### [Description of the task]
Print the listing in its entirety and exactly, leaving out images.

### [Supplied information]

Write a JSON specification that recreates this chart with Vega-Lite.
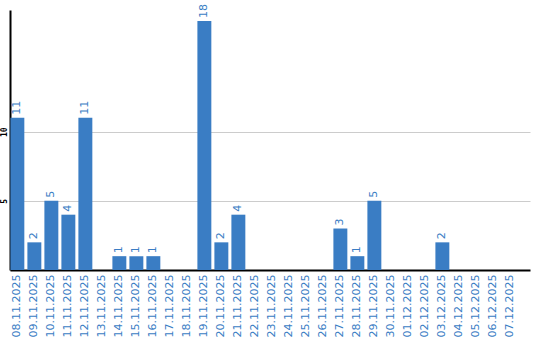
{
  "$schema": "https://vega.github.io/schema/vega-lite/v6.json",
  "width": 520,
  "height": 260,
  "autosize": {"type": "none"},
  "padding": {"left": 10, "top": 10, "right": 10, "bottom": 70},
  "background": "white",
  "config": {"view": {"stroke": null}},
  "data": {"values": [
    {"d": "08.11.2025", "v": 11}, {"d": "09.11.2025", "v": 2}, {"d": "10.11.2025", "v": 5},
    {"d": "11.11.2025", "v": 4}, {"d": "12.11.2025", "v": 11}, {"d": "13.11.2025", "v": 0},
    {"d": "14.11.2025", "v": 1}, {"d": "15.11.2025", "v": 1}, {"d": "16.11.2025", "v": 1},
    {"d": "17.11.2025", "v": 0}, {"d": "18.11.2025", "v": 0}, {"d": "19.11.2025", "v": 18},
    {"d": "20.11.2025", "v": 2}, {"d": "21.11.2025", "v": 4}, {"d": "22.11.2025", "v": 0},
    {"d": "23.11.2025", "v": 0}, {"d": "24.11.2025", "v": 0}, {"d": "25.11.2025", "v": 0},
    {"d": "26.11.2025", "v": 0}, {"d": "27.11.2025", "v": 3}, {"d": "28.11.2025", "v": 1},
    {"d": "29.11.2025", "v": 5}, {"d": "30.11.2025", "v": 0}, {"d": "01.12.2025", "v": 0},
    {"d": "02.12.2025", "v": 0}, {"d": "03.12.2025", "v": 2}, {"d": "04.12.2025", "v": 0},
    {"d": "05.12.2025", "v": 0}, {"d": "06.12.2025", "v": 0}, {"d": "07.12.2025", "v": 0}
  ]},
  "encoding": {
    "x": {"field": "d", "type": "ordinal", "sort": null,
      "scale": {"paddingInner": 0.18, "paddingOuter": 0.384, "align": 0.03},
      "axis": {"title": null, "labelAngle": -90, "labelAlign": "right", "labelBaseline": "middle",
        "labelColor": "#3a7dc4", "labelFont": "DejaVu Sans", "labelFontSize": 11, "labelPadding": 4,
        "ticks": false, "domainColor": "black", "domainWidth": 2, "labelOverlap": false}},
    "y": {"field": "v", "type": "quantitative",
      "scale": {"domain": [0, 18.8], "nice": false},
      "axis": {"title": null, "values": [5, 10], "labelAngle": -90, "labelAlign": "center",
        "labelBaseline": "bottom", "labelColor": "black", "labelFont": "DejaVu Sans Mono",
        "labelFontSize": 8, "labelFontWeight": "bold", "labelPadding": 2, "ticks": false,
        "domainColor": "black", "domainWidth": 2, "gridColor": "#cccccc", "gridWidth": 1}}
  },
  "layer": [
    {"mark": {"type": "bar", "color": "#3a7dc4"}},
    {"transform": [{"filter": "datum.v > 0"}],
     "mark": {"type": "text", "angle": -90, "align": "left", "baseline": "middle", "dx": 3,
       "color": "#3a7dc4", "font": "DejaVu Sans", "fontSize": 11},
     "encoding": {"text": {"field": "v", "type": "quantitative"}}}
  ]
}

### [Written response]
Write a JSON specification that recreates this chart with Vega-Lite.
{
  "$schema": "https://vega.github.io/schema/vega-lite/v6.json",
  "width": 520,
  "height": 260,
  "autosize": {"type": "none"},
  "padding": {"left": 10, "top": 10, "right": 10, "bottom": 70},
  "background": "white",
  "config": {"view": {"stroke": null}},
  "data": {"values": [
    {"d": "08.11.2025", "v": 11}, {"d": "09.11.2025", "v": 2}, {"d": "10.11.2025", "v": 5},
    {"d": "11.11.2025", "v": 4}, {"d": "12.11.2025", "v": 11}, {"d": "13.11.2025", "v": 0},
    {"d": "14.11.2025", "v": 1}, {"d": "15.11.2025", "v": 1}, {"d": "16.11.2025", "v": 1},
    {"d": "17.11.2025", "v": 0}, {"d": "18.11.2025", "v": 0}, {"d": "19.11.2025", "v": 18},
    {"d": "20.11.2025", "v": 2}, {"d": "21.11.2025", "v": 4}, {"d": "22.11.2025", "v": 0},
    {"d": "23.11.2025", "v": 0}, {"d": "24.11.2025", "v": 0}, {"d": "25.11.2025", "v": 0},
    {"d": "26.11.2025", "v": 0}, {"d": "27.11.2025", "v": 3}, {"d": "28.11.2025", "v": 1},
    {"d": "29.11.2025", "v": 5}, {"d": "30.11.2025", "v": 0}, {"d": "01.12.2025", "v": 0},
    {"d": "02.12.2025", "v": 0}, {"d": "03.12.2025", "v": 2}, {"d": "04.12.2025", "v": 0},
    {"d": "05.12.2025", "v": 0}, {"d": "06.12.2025", "v": 0}, {"d": "07.12.2025", "v": 0}
  ]},
  "encoding": {
    "x": {"field": "d", "type": "ordinal", "sort": null,
      "scale": {"paddingInner": 0.18, "paddingOuter": 0.384, "align": 0.03},
      "axis": {"title": null, "labelAngle": -90, "labelAlign": "right", "labelBaseline": "middle",
        "labelColor": "#3a7dc4", "labelFont": "DejaVu Sans", "labelFontSize": 11, "labelPadding": 4,
        "ticks": false, "domainColor": "black", "domainWidth": 2, "labelOverlap": false}},
    "y": {"field": "v", "type": "quantitative",
      "scale": {"domain": [0, 18.8], "nice": false},
      "axis": {"title": null, "values": [5, 10], "labelAngle": -90, "labelAlign": "center",
        "labelBaseline": "bottom", "labelColor": "black", "labelFont": "DejaVu Sans Mono",
        "labelFontSize": 8, "labelFontWeight": "bold", "labelPadding": 2, "ticks": false,
        "domainColor": "black", "domainWidth": 2, "gridColor": "#cccccc", "gridWidth": 1}}
  },
  "layer": [
    {"mark": {"type": "bar", "color": "#3a7dc4"}},
    {"transform": [{"filter": "datum.v > 0"}],
     "mark": {"type": "text", "angle": -90, "align": "left", "baseline": "middle", "dx": 3,
       "color": "#3a7dc4", "font": "DejaVu Sans", "fontSize": 11},
     "encoding": {"text": {"field": "v", "type": "quantitative"}}}
  ]
}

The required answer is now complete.